[PATCH 0/3] new feature: monitoring page cache events

From: George Amvrosiadis
Date: Tue Jul 26 2016 - 00:07:45 EST

I'm attaching a patch set implementing a mechanism we call Duet, which allows
applications to monitor events at the page cache level: page additions,
removals, dirtying, and flushing. Using such events, applications can identify
and prioritize processing of cached data, thereby reducing their I/O footprint.

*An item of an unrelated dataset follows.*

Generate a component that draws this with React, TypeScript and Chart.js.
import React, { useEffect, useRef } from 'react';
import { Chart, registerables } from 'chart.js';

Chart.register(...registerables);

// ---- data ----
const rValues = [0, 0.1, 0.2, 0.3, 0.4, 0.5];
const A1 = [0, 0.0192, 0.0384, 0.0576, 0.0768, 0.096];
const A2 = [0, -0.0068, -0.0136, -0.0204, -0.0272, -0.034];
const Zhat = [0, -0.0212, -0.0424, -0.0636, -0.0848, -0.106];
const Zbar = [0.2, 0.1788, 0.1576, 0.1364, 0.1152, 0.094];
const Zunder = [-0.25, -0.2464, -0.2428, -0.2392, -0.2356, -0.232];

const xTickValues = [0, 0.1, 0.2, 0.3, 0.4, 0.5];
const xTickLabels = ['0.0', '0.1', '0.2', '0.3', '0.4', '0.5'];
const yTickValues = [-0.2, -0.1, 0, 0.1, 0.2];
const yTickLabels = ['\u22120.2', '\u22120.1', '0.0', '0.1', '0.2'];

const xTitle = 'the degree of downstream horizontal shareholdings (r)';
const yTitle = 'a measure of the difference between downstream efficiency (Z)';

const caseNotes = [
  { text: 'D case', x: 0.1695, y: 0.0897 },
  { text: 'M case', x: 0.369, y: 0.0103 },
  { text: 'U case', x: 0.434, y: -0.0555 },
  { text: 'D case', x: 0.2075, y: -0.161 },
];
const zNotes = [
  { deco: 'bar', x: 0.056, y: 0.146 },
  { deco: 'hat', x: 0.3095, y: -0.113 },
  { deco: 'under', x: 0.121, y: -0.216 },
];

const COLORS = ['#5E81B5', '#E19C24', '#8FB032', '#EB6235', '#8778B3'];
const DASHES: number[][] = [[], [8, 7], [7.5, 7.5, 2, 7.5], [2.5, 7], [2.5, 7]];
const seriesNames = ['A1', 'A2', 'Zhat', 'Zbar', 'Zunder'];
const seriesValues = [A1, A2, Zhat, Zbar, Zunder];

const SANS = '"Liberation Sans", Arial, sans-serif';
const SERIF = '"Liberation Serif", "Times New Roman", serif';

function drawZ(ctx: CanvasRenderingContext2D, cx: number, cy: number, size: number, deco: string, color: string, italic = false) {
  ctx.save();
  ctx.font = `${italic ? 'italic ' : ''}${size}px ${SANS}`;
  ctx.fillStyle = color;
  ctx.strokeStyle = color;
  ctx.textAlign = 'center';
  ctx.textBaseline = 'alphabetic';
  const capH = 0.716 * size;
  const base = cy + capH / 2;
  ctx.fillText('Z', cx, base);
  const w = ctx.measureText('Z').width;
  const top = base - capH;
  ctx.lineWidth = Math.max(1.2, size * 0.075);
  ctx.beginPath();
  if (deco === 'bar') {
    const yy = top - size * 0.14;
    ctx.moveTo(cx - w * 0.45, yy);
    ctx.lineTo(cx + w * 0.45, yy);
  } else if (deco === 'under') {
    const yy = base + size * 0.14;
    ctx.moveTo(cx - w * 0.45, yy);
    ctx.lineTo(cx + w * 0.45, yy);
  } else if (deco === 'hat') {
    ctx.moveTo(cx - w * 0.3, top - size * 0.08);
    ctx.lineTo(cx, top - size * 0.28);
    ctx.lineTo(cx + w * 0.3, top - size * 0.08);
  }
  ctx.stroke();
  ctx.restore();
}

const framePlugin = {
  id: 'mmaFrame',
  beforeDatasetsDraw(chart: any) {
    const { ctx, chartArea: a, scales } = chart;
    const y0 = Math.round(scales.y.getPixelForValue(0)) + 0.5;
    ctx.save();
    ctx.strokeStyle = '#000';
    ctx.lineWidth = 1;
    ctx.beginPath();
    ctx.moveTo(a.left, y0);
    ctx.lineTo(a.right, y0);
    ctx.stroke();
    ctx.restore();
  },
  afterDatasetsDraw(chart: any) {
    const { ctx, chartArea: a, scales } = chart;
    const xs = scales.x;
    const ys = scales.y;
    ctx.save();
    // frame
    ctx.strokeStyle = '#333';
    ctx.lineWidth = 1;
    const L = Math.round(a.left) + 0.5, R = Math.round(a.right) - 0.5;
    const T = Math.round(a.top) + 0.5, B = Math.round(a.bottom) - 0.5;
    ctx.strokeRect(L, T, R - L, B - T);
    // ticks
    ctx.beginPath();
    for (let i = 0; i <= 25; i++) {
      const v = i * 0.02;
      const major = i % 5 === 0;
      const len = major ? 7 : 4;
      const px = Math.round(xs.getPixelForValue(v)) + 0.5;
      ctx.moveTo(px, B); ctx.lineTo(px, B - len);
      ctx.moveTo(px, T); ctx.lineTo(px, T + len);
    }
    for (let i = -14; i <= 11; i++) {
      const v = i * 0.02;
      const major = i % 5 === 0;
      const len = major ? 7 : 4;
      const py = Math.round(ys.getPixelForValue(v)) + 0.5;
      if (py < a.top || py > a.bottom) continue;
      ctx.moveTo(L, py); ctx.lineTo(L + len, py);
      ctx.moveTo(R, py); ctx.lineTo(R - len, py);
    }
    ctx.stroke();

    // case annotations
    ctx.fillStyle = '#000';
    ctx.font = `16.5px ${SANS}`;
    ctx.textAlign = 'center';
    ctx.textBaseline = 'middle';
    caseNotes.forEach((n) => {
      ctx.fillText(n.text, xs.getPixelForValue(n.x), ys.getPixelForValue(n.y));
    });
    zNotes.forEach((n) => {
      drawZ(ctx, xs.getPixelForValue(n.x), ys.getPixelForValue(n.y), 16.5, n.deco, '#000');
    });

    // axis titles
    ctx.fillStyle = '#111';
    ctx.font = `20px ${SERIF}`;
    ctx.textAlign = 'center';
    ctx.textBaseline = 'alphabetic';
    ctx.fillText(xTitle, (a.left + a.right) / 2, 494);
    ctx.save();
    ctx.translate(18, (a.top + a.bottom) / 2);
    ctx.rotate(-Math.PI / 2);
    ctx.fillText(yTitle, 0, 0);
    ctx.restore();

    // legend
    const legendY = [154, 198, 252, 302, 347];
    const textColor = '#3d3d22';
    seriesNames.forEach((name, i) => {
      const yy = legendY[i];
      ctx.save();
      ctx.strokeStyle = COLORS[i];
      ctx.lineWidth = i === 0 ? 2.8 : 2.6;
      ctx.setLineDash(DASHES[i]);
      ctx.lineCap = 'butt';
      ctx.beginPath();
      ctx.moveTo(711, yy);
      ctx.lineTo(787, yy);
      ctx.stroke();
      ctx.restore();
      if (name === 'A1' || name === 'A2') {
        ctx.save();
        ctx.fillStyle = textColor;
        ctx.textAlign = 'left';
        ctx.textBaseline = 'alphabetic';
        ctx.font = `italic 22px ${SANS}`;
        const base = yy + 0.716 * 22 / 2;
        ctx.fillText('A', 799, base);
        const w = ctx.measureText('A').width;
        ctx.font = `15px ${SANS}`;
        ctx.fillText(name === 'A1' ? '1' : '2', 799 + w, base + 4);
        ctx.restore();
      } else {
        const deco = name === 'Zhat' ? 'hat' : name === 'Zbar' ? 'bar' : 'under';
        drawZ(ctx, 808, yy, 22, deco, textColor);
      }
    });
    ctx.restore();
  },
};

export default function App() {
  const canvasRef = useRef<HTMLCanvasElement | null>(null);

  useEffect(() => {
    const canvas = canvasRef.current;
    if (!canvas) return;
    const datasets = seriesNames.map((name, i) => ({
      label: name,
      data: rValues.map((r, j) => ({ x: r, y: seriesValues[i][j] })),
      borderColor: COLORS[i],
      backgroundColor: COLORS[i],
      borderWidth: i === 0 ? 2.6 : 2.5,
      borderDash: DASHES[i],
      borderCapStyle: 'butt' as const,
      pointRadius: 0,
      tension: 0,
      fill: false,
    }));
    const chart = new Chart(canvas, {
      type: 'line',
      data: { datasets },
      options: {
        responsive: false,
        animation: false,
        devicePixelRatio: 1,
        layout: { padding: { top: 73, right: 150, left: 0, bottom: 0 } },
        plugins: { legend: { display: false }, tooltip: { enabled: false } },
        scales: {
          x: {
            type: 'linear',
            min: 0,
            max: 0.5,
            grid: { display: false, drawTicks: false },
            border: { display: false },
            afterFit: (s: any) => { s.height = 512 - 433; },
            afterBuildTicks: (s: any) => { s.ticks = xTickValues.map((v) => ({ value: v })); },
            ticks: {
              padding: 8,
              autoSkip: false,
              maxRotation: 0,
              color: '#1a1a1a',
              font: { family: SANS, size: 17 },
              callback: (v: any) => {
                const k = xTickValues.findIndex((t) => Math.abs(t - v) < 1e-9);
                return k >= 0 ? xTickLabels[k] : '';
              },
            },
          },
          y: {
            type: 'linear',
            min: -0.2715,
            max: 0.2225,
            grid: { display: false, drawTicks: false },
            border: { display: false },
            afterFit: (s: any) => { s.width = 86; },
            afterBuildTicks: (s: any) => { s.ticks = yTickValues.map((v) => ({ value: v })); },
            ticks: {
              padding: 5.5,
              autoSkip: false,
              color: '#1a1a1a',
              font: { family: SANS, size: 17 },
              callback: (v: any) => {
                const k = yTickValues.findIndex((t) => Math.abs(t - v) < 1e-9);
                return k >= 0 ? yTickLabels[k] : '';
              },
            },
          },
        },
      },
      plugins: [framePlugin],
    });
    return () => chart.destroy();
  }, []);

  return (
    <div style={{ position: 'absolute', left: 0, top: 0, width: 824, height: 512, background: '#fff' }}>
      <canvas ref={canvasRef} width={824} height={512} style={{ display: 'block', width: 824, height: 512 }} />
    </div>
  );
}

One user of these events are maintenance tasks that scan large amounts of data
(e.g., backup, defrag, scrubbing). Knowing what is currently cached allows them
to piggy-back on each other and other applications running in the system. I've
managed to run up to 3 such applications together (backup, scrubbing, defrag)
and have them finish their work with 1/3rd of the I/O by using Duet. In this
case, the task that traversed the data the fastest (scrubber) allowed the rest
of the tasks to piggyback on the data brought into the cache. I.e., a file that
was read to be backed up was also picked up by the scrubber and defrag process.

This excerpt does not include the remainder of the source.